BALTIMORE — Zach Britton has been pretty near perfect this season for the Baltimore Orioles.

The left-handed closer has 45 saves in 45 tries, a minuscule 0.59 ERA and nearly four times as many strikeouts as walks.

Those numbers certainly a warrant a look for voters choosing the AL Cy Young Award winner, even though it’s been 24 years since a reliever took home the trophy.

“The Cy Young winner, by definition, is the best pitcher in the league,” Houston Astros manager A.J. Hinch said.

That distinction is arbitrary, but here’s something that isn’t: Britton’s numbers are far better than those of 1992 Cy Young Award winner Dennis Eckersley, who was 7-1 with a 1.91 ERA and 51 saves in 54 tries with Oakland.

Dodgers closer Eric Gagne won it in the NL in 2003, going 55 for 55 in save opportunities with a 1.20 ERA. For that, he received 28 of 32 first-place votes in balloting by the Baseball Writers’ Association of America.

Some voters might find it difficult to get behind a pitcher who’s thrown only 61 1/3 innings, as Britton had through Tuesday. Yet, there’s something to be said for a guy who’s sealed more than half his team’s wins.

“I think all pitchers should be considered,” Britton said. “It’s not an award just for starting pitchers.”

To be clear, the 28-year-old is not running a campaign for himself.

“It’s not something I’m going to focus on,” he said. “Whoever has a vote is going to vote the way they want for their own reasons.”

So, should a reliever be considered for the coveted award?

“That’s a simple answer for me: Yes, for sure,” Tampa Bay manager Kevin Cash said. “The guy, to me, is the most dominant reliever in the American League.”

Few would argue with that assessment. But for decades, the AL Cy Young Award has gone to a starter, and that makes Red Sox right-hander Rick Porcello (21-4, 3.08 ERA) the odds-on favorite. Toronto’s J.A. Happ (20-4, 3.28) and Chicago’s Chris Sale (16-8, 3.03) are also having outstanding years.

Boston manager John Farrell would love to see Porcello get the nod but can’t dismiss Britton as a possibility.

“When you think that a guy has converted every save opportunity in the fashion in which he does it, well, he might be the best closer in the game right now,” Farrell said. “In my opinion, if a closer is to be considered for the Cy Young, it takes a year such as Zach is having.”

Hinch backed up the assessment.

“If there’s not a worthy candidate out of the rotation, then I don’t see a huge problem with a dominant reliever leading the way,” he said. “They do have their own award, though it’s not as sexy as the Cy Young.”

He’s got a point. No one in baseball history won more games in his career than Cy Young, whose name has become synonymous with pitching excellence.

The Reliever of the Year Award is, well, merely what it says it is.

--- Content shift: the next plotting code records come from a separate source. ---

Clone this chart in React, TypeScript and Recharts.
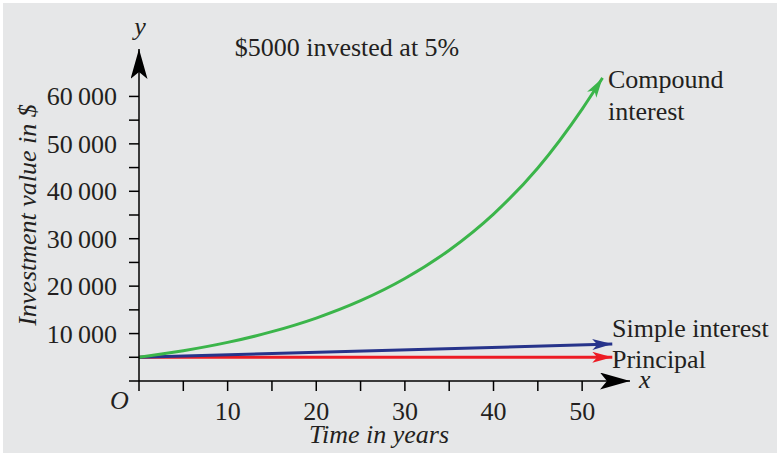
import React from 'react';
import { LineChart, Line, XAxis, YAxis } from 'recharts';

const compoundYears = [0, 5, 10, 15, 20, 25, 30, 35, 40, 45, 50, 52.3];
const compoundValues = [5000, 6380, 8140, 10400, 13270, 16930, 21610, 27580, 35200, 44920, 57340, 63900];
const simpleYears = [0, 53.4];
const simpleValues = [5000, 7800];
const principalYears = [0, 53.4];
const principalValues = [5000, 5000];
const xTicks = [0, 5, 10, 15, 20, 25, 30, 35, 40, 45, 50];
const yTicks = [0, 5000, 10000, 15000, 20000, 25000, 30000, 35000, 40000, 45000, 50000, 55000, 60000];

const compoundData = compoundYears.map((t, i) => ({ t, v: compoundValues[i] }));
const simpleData = simpleYears.map((t, i) => ({ t, v: simpleValues[i] }));
const principalData = principalYears.map((t, i) => ({ t, v: principalValues[i] }));

const FONT = '"Liberation Serif", "Times New Roman", serif';
const INK = '#231f20';

const fmt = (v: number) => {
  const s = String(v);
  return s.slice(0, s.length - 3) + '\u2009' + s.slice(-3);
};

const YTick = (props: any) => {
  const { x, y, payload } = props;
  const v = payload.value;
  if (v === 0 || v % 10000 !== 0) return null;
  return (
    <text x={x} y={y + 9} textAnchor="end" fontFamily={FONT} fontSize={26} fill={INK}>
      {fmt(v)}
    </text>
  );
};

const XTick = (props: any) => {
  const { x, y, payload } = props;
  const v = payload.value;
  if (v === 0 || v % 10 !== 0) return null;
  return (
    <text x={x} y={y + 29} textAnchor="middle" fontFamily={FONT} fontSize={26} fill={INK}>
      {v}
    </text>
  );
};

export default function App() {
  return (
    <div style={{ position: 'absolute', left: 0, top: 0, width: 779, height: 456, background: '#ffffff' }}>
      <div style={{ position: 'absolute', left: 3, top: 3, width: 774, height: 450, background: '#e6e7e8' }} />
      <div style={{ position: 'absolute', left: 0, top: 0 }}>
        <LineChart
          width={779}
          height={456}
          margin={{ top: 49, right: 149, bottom: 45, left: 79 }}
        >
          <defs>
            <marker id="axisArrow" markerUnits="userSpaceOnUse" markerWidth={32} markerHeight={18} refX={30} refY={8.5} orient="auto-start-reverse" viewBox="0 0 32 18">
              <path d="M0,0 L30,8.5 L0,17 L7,8.5 Z" fill="#000" />
            </marker>
            <marker id="greenArrow" markerUnits="userSpaceOnUse" markerWidth={22} markerHeight={12} refX={20} refY={5.5} orient="auto" viewBox="0 0 22 12">
              <path d="M0,0 L20,5.5 L0,11 L5,5.5 Z" fill="#3bb54a" />
            </marker>
            <marker id="blueArrow" markerUnits="userSpaceOnUse" markerWidth={22} markerHeight={12} refX={20} refY={5.5} orient="auto" viewBox="0 0 22 12">
              <path d="M0,0 L20,5.5 L0,11 L5,5.5 Z" fill="#27348b" />
            </marker>
            <marker id="redArrow" markerUnits="userSpaceOnUse" markerWidth={22} markerHeight={12} refX={20} refY={5.5} orient="auto" viewBox="0 0 22 12">
              <path d="M0,0 L20,5.5 L0,11 L5,5.5 Z" fill="#ed1c24" />
            </marker>
          </defs>
          <XAxis
            type="number"
            dataKey="t"
            domain={[0, 55.4]}
            ticks={xTicks}
            interval={0}
            height={30}
            tickSize={10}
            tickMargin={0}
            tick={<XTick />}
            axisLine={{ stroke: '#000', strokeWidth: 1.5, markerEnd: 'url(#axisArrow)' } as any}
            tickLine={{ stroke: '#000', strokeWidth: 1.5 }}
            allowDataOverflow
          />
          <YAxis
            type="number"
            dataKey="v"
            domain={[0, 70000]}
            ticks={yTicks}
            interval={0}
            width={60}
            tickSize={10}
            tickMargin={12}
            tick={<YTick />}
            axisLine={{ stroke: '#000', strokeWidth: 1.5, markerStart: 'url(#axisArrow)' } as any}
            tickLine={{ stroke: '#000', strokeWidth: 1.5 }}
            allowDataOverflow
          />
          <Line data={principalData} dataKey="v" type="linear" stroke="#ed1c24" strokeWidth={3} dot={false} activeDot={false} isAnimationActive={false} markerEnd="url(#redArrow)" />
          <Line data={simpleData} dataKey="v" type="linear" stroke="#27348b" strokeWidth={3} dot={false} activeDot={false} isAnimationActive={false} markerEnd="url(#blueArrow)" />
          <Line data={compoundData} dataKey="v" type="monotone" stroke="#3bb54a" strokeWidth={3} dot={false} activeDot={false} isAnimationActive={false} markerEnd="url(#greenArrow)" />
        </LineChart>
      </div>
      <svg width={779} height={456} style={{ position: 'absolute', left: 0, top: 0, pointerEvents: 'none' }}>
        <g fontFamily={FONT} fontSize={26} fill={INK}>
          <text x={347} y={56} textAnchor="middle">$5000 invested at 5%</text>
          <text x={140} y={35} textAnchor="middle" fontStyle="italic">y</text>
          <text x={639} y={388} fontStyle="italic">x</text>
          <text x={110} y={409} fontStyle="italic">O</text>
          <text x={608} y={88}>Compound</text>
          <text x={608} y={120}>interest</text>
          <text x={612} y={337}>Simple interest</text>
          <text x={612} y={368}>Principal</text>
          <text x={379} y={443} textAnchor="middle" fontStyle="italic">Time in years</text>
          <text x={36} y={215} textAnchor="middle" fontStyle="italic" transform="rotate(-90, 36, 215)">Investment value in $</text>
        </g>
      </svg>
    </div>
  );
}
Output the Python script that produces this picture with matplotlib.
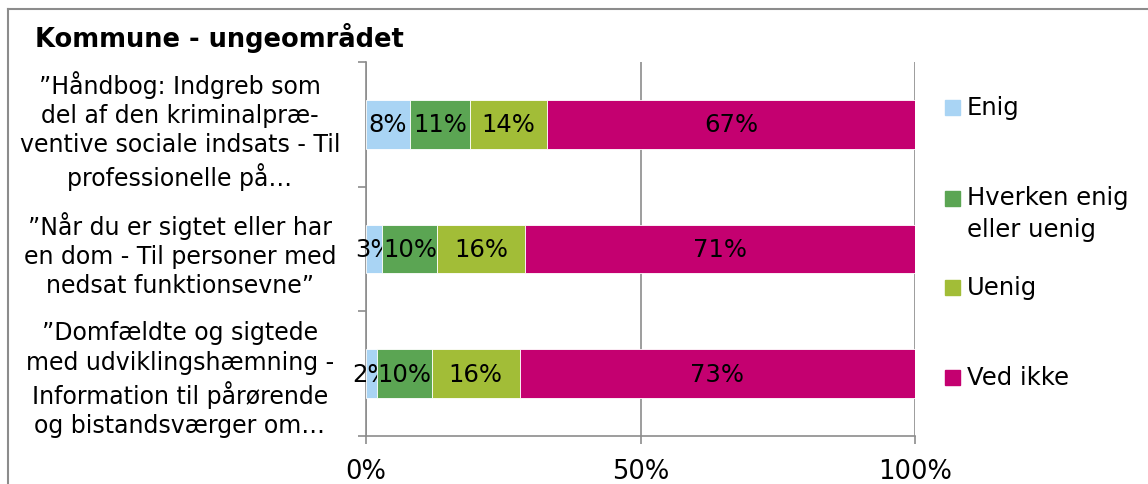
import numpy as np
import matplotlib
matplotlib.use("Agg")
import matplotlib.pyplot as plt
from matplotlib.patches import Rectangle
from matplotlib.lines import Line2D

TITLE = "Kommune - ungeområdet"
CATEGORIES = [
    "\u201dHåndbog: Indgreb som\ndel af den kriminalpræ-\nventive sociale indsats - Til\nprofessionelle på\u2026",
    "\u201dNår du er sigtet eller har\nen dom - Til personer med\nnedsat funktionsevne\u201d",
    "\u201dDomfældte og sigtede\nmed udviklingshæmning -\nInformation til pårørende\nog bistandsværger om\u2026",
]
SERIES = ["Enig", "Hverken enig\neller uenig", "Uenig", "Ved ikke"]
ENIG = [8, 3, 2]
HVERKEN = [11, 10, 10]
UENIG = [14, 16, 16]
VED_IKKE = [67, 71, 73]
COLORS = ["#a9d4f4", "#5ba553", "#a2bd37", "#c40070"]
XTICKS = [0, 50, 100]

W, H = 1148, 485
GRAY = "#8c8c8c"

plt.rcParams["font.family"] = ["DejaVu Sans"]

fig = plt.figure(figsize=(W / 100, H / 100), dpi=100)
ax = fig.add_axes([366 / W, 1 - 437 / H, (915 - 366) / W, (437 - 63) / H])

y = np.arange(len(CATEGORIES))
left = np.zeros(len(CATEGORIES))
for vals, col in zip([ENIG, HVERKEN, UENIG, VED_IKKE], COLORS):
    bars = ax.barh(y, vals, left=left, height=0.39, color=col,
                   edgecolor="white", linewidth=0.6, zorder=3)
    ax.bar_label(bars, labels=[f"{v}%" for v in vals], label_type="center",
                 fontsize=17.5, color="black")
    left += np.array(vals)

ax.set_xlim(0, 100)
ax.set_ylim(len(CATEGORIES) - 0.5, -0.5)
ax.set_xticks(XTICKS)
ax.set_xticklabels([f"{t}%" for t in XTICKS], fontsize=18.5)
ax.set_yticks(y)
ax.set_yticklabels(CATEGORIES, fontsize=17, ha="center", multialignment="center",
                   linespacing=1.28)
ax.set_yticks(np.arange(len(CATEGORIES) + 1) - 0.5, minor=True)
ax.tick_params(axis="y", which="major", length=0, pad=134)
ax.tick_params(axis="y", which="minor", length=6, color=GRAY, width=1.2)
ax.tick_params(axis="x", length=6, color=GRAY, width=1.2, pad=10)

ax.grid(axis="x", color=GRAY, linewidth=1.2, zorder=0)
for s in ["top", "right"]:
    ax.spines[s].set_visible(False)
for s in ["left", "bottom"]:
    ax.spines[s].set_color(GRAY)
    ax.spines[s].set_linewidth(1.2)

fig.text(35 / W, 1 - 38 / H, TITLE, fontsize=18.5, fontweight="bold", va="center")

# legend drawn by hand to match the uneven spacing
leg_y = [108, 214, 288, 378]
box_y = [108, 199, 288, 378]
for lab, col, ty, by in zip(SERIES, COLORS, leg_y, box_y):
    fig.patches.append(Rectangle((945 / W, 1 - (by + 7.5) / H), 15 / W, 15 / H,
                                 transform=fig.transFigure, color=col))
    fig.text(967 / W, 1 - ty / H, lab, fontsize=17.5, va="center", linespacing=1.42)

# chart border, cut off at right and bottom
fig.lines.append(Line2D([8 / W, 8 / W], [0, 1 - 10 / H], transform=fig.transFigure,
                        color=GRAY, linewidth=1.5))
fig.lines.append(Line2D([8 / W, 1], [1 - 10 / H, 1 - 10 / H], transform=fig.transFigure,
                        color=GRAY, linewidth=1.5))

fig.savefig("out.png", dpi=100)
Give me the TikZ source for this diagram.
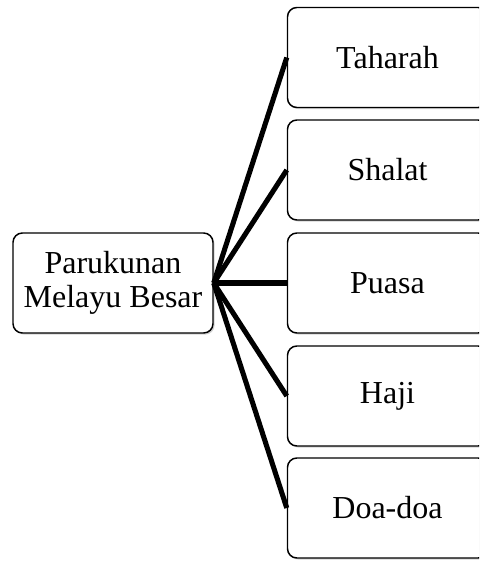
\documentclass[tikz,border=0pt]{standalone}
\usepackage{fontspec}
\setmainfont{Liberation Serif}
\usetikzlibrary{shadows}

\tikzset{
    kotak/.style={draw, line width=1.1pt, rounded corners=7pt, fill=white,
        minimum width=150pt, minimum height=75pt, align=center,
        font=\fontsize{24}{25}\selectfont,
        drop shadow={shadow xshift=1.2pt, shadow yshift=-1.2pt, opacity=0.35}},
    garis/.style={line width=3.8pt}
}

\begin{document}
\begin{tikzpicture}[x=0.75pt, y=-0.75pt]
    %BATAS
    \useasboundingbox (0,0) rectangle (479,561);
    \clip (0,0) rectangle (479,561);

    %INDUK
    \node[kotak] (induk) at (113,283) {Parukunan\\Melayu Besar};

    %CABANG
    \node[kotak] (taharah) at (387.5,57.5) {Taharah};
    \node[kotak] (shalat) at (387.5,170) {Shalat};
    \node[kotak] (puasa) at (387.5,283) {Puasa};
    \node[kotak] (haji) at (387.5,396) {Haji};
    \node[kotak] (doa) at (387.5,508) {Doa-doa};

    %GARIS
    \foreach \n in {taharah,shalat,puasa,haji,doa}
        \draw[garis] (induk.east) -- (\n.west);

\end{tikzpicture}
\end{document}
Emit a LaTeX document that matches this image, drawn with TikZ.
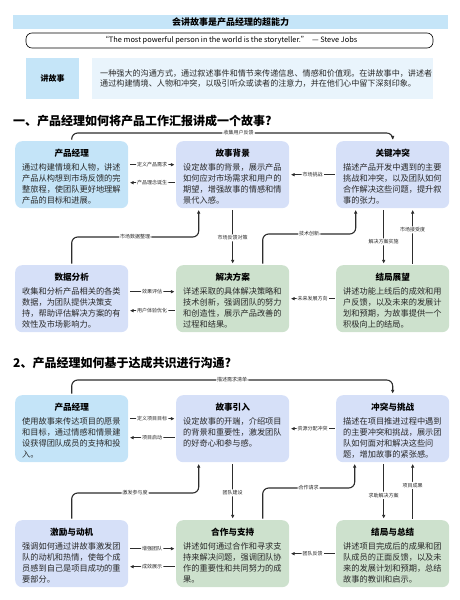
\documentclass[tikz,border=0pt]{standalone}
\usepackage{fontspec}
\setmainfont{Noto Sans CJK SC}
\usepackage{tikz}
\usetikzlibrary{arrows.meta,positioning,calc}
\definecolor{skyCard}{RGB}{196,228,248}
\definecolor{lavCard}{RGB}{214,224,248}
\definecolor{greenCard}{RGB}{205,225,205}
\definecolor{barBlue}{RGB}{197,229,248}
\definecolor{defLight}{RGB}{233,244,252}
\definecolor{linkGray}{RGB}{45,45,45}
\definecolor{inkGray}{RGB}{40,40,40}

\tikzset{
  card/.style={rounded corners=7pt,minimum width=113pt,minimum height=67pt,inner sep=0pt,anchor=north west},
  cardhead/.style={font=\bfseries\fontsize{8.6}{10}\selectfont,text=black},
  cardbody/.style={font=\fontsize{8.2}{11}\selectfont,align=left,anchor=north west,inner sep=0pt,text=inkGray},
  lbl/.style={font=\fontsize{5}{6}\selectfont,fill=white,inner sep=1.2pt,text=inkGray},
  link/.style={draw=linkGray,line width=1.1pt,rounded corners=6pt,-{Latex[length=3.6pt,width=3.6pt]},shorten >=1.5pt,shorten <=1.5pt},
  secttitle/.style={font=\bfseries\fontsize{12}{14}\selectfont,anchor=west,inner sep=0pt}
}

\begin{document}
\begin{tikzpicture}[x=1pt,y=-1pt]
        \useasboundingbox (0,0) rectangle (459,600);
        % Header
        \node[fill=barBlue,minimum width=435pt,minimum height=14pt,inner sep=0pt,font=\bfseries\fontsize{9}{10}\selectfont] (bar) at (230.5,22) {会讲故事是产品经理的超能力};
        \node[draw=black,line width=0.6pt,rounded corners=6pt,minimum width=407pt,minimum height=15pt,inner sep=0pt,font=\fontsize{7.4}{8}\selectfont] (quote) at (229.5,40.5) {“The most powerful person in the world is the storyteller.”\enspace — Steve Jobs};
        % Definition
        \node[fill=barBlue,anchor=north west,minimum width=53pt,minimum height=41pt,inner sep=0pt,font=\bfseries\fontsize{8}{10}\selectfont] (defK) at (26,58) {讲故事};
        \node[fill=defLight,anchor=north west,text width=325pt,inner xsep=8pt,inner ysep=0pt,minimum height=41pt,align=left,font=\fontsize{8.1}{10}\selectfont,text=inkGray] (defV) at (92,58) {一种强大的沟通方式，通过叙述事件和情节来传递信息、情感和价值观。在讲故事中，讲述者\\通过构建情境、人物和冲突，以吸引听众或读者的注意力，并在他们心中留下深刻印象。};

        % Section 1
        \node[secttitle] (sec1) at (13,121) {一、产品经理如何将产品工作汇报讲成一个故事?};
        % Product manager
        \node[card,fill=skyCard] (pa) at (15,141) {};
        \node[cardhead] (paT) at ([yshift=-12pt]pa.north) {产品经理};
        \node[cardbody] (paX) at ([shift={(7pt,-22pt)}]pa.north west) {通过构建情境和人物，讲述\\产品从构想到市场反馈的完\\整旅程，使团队更好地理解\\产品的目标和进展。};
        % Background
        \node[card,fill=lavCard] (bg) at (176,141) {};
        \node[cardhead] (bgT) at ([yshift=-12pt]bg.north) {故事背景};
        \node[cardbody] (bgX) at ([shift={(7pt,-22pt)}]bg.north west) {设定故事的背景，展示产品\\如何应对市场需求和用户的\\期望，增强故事的情感和情\\景代入感。};
        % Conflict
        \node[card,fill=lavCard] (cf) at (336,141) {};
        \node[cardhead] (cfT) at ([yshift=-12pt]cf.north) {关键冲突};
        \node[cardbody] (cfX) at ([shift={(7pt,-22pt)}]cf.north west) {描述产品开发中遇到的主要\\挑战和冲突，以及团队如何\\合作解决这些问题，提升叙\\事的张力。};
        % Data
        \node[card,fill=lavCard] (da) at (15,265) {};
        \node[cardhead] (daT) at ([yshift=-12pt]da.north) {数据分析};
        \node[cardbody] (daX) at ([shift={(7pt,-22pt)}]da.north west) {收集和分析产品相关的各类\\数据，为团队提供决策支\\持，帮助评估解决方案的有\\效性及市场影响力。};
        % Solution
        \node[card,fill=greenCard] (so) at (176,265) {};
        \node[cardhead] (soT) at ([yshift=-12pt]so.north) {解决方案};
        \node[cardbody] (soX) at ([shift={(7pt,-22pt)}]so.north west) {详述采取的具体解决策略和\\技术创新，强调团队的努力\\和创造性，展示产品改善的\\过程和结果。};
        % Outlook
        \node[card,fill=greenCard] (ou) at (336,265) {};
        \node[cardhead] (ouT) at ([yshift=-12pt]ou.north) {结局展望};
        \node[cardbody] (ouX) at ([shift={(7pt,-22pt)}]ou.north west) {讲述功能上线后的成效和用\\户反馈，以及未来的发展计\\划和预期，为故事提供一个\\积极向上的结局。};
        % Links 1
        \draw[link] (pa.north) -- ++(0,-8) -| (cf.north) node[lbl,pos=0.26] (l1) {收集用户反馈};
        \draw[link] ([yshift=10pt]pa.east) -- node[lbl] (l2) {定义产品需求} ([yshift=10pt]bg.west);
        \draw[link] ([yshift=-8pt]bg.west) -- node[lbl] (l3) {产品理念诞生} ([yshift=-8pt]pa.east);
        \draw[link] (cf.west) -- node[lbl] (l4) {市场挑战} (bg.west -| bg.east);
        \draw[link] (da.north) -- ++(0,-28) -| ([xshift=-34pt]bg.south) node[lbl,pos=0.25] (l5) {市场数据整理};
        \draw[link] (bg.south) -- node[lbl,pos=0.52] (l6) {市场反馈对策} (so.north);
        \draw[link] ([xshift=30pt]so.north) -- ++(0,-31) -| ([xshift=-37pt]cf.south) node[lbl,pos=0.25] (l7) {技术创新};
        \draw[link] ([xshift=-9pt]cf.south) -- node[lbl,pos=0.59] (l8) {解决方案实施} ([xshift=-9pt]ou.north);
        \draw[link] ([xshift=20pt]ou.north) -- node[lbl,pos=0.62] (l9) {市场接受度} ([xshift=20pt]cf.south);
        \draw[link] ([yshift=7pt]da.east) -- node[lbl] (l10) {效果评估} ([yshift=7pt]so.west);
        \draw[link] ([yshift=-12pt]so.west) -- node[lbl] (l11) {用户体验优化} ([yshift=-12pt]da.east);
        \draw[link] (ou.west) -- node[lbl] (l12) {未来发展方向} (so.east);

        % Section 2
        \node[secttitle] (sec2) at (13,363) {2、产品经理如何基于达成共识进行沟通?};
        % Product manager
        \node[card,fill=skyCard] (pb) at (15,395) {};
        \node[cardhead] (pbT) at ([yshift=-12pt]pb.north) {产品经理};
        \node[cardbody] (pbX) at ([shift={(7pt,-22pt)}]pb.north west) {使用故事来传达项目的愿景\\和目标，通过情感和情景建\\设获得团队成员的支持和投\\入。};
        % Opening
        \node[card,fill=lavCard] (in) at (176,395) {};
        \node[cardhead] (inT) at ([yshift=-12pt]in.north) {故事引入};
        \node[cardbody] (inX) at ([shift={(7pt,-22pt)}]in.north west) {设定故事的开端，介绍项目\\的背景和重要性，激发团队\\的好奇心和参与感。};
        % Conflict and challenge
        \node[card,fill=lavCard] (cc) at (336,395) {};
        \node[cardhead] (ccT) at ([yshift=-12pt]cc.north) {冲突与挑战};
        \node[cardbody] (ccX) at ([shift={(7pt,-22pt)}]cc.north west) {描述在项目推进过程中遇到\\的主要冲突和挑战，展示团\\队如何面对和解决这些问\\题，增加故事的紧张感。};
        % Motivation
        \node[card,fill=lavCard] (mo) at (15,520) {};
        \node[cardhead] (moT) at ([yshift=-12pt]mo.north) {激励与动机};
        \node[cardbody] (moX) at ([shift={(7pt,-22pt)}]mo.north west) {强调如何通过讲故事激发团\\队的动机和热情，使每个成\\员感到自己是项目成功的重\\要部分。};
        % Cooperation
        \node[card,fill=greenCard] (co) at (176,520) {};
        \node[cardhead] (coT) at ([yshift=-12pt]co.north) {合作与支持};
        \node[cardbody] (coX) at ([shift={(7pt,-22pt)}]co.north west) {讲述如何通过合作和寻求支\\持来解决问题，强调团队协\\作的重要性和共同努力的成\\果。};
        % Summary
        \node[card,fill=greenCard] (su) at (336,520) {};
        \node[cardhead] (suT) at ([yshift=-12pt]su.north) {结局与总结};
        \node[cardbody] (suX) at ([shift={(7pt,-22pt)}]su.north west) {讲述项目完成后的成果和团\\队成员的正面反馈，以及未\\来的发展计划和预期，总结\\故事的教训和启示。};
        % Links 2
        \draw[link] (pb.north) -- ++(0,-15) -| (cc.north) node[lbl,pos=0.25] (m1) {描述需求清单};
        \draw[link] ([yshift=10pt]pb.east) -- node[lbl] (m2) {定义项目目标} ([yshift=10pt]in.west);
        \draw[link] ([yshift=-9pt]in.west) -- node[lbl] (m3) {项目启动} ([yshift=-9pt]pb.east);
        \draw[link] (cc.west) -- node[lbl] (m4) {资源分配冲突} (in.east);
        \draw[link] (mo.north) -- ++(0,-27) -| ([xshift=-34pt]in.south) node[lbl,pos=0.25] (m5) {激发参与度};
        \draw[link] (in.south) -- node[lbl,pos=0.53] (m6) {团队建设} (co.north);
        \draw[link] ([xshift=30pt]co.north) -- ++(0,-32) -| ([xshift=-38pt]cc.south) node[lbl,pos=0.25] (m7) {合作请求};
        \draw[link] ([xshift=-9pt]cc.south) -- node[lbl,pos=0.57] (m8) {求助解决方案} ([xshift=-9pt]su.north);
        \draw[link] ([xshift=20pt]su.north) -- node[lbl,pos=0.6] (m9) {项目成果} ([xshift=20pt]cc.south);
        \draw[link] ([yshift=5pt]mo.east) -- node[lbl] (m10) {增强团队} ([yshift=5pt]co.west);
        \draw[link] ([yshift=-13pt]co.west) -- node[lbl] (m11) {成效展示} ([yshift=-13pt]mo.east);
        \draw[link] (su.west) -- node[lbl] (m12) {团队反馈} (co.east);
      \end{tikzpicture}
\end{document}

There’s really no argument when it comes to choosing the most effective reliever in the league. Britton (2-1) lost his only game in April, when he gave up a run in a tie game against the White Sox. He’s appeared in 64 games and allowed an earned run in only four of them.

Oh, and his run of 45 straight saves to start a season is the most by a left-hander in baseball history.

“There are just so many things working against you — a chopper here, a broken bat there, a strike that was called a ball,” Orioles manager Buck Showalter said. “It just tells you how good he’s been. There’s not a day that goes by that I don’t realize how lucky we are to have him and the year he’s having.”

Britton is perhaps the main reason why the Orioles remain in contention for a playoff berth.

“When they start talking about Cy Young and MVP,” Showalter said, “how can you be better at what you’re asked to do for a club than what he’s done?”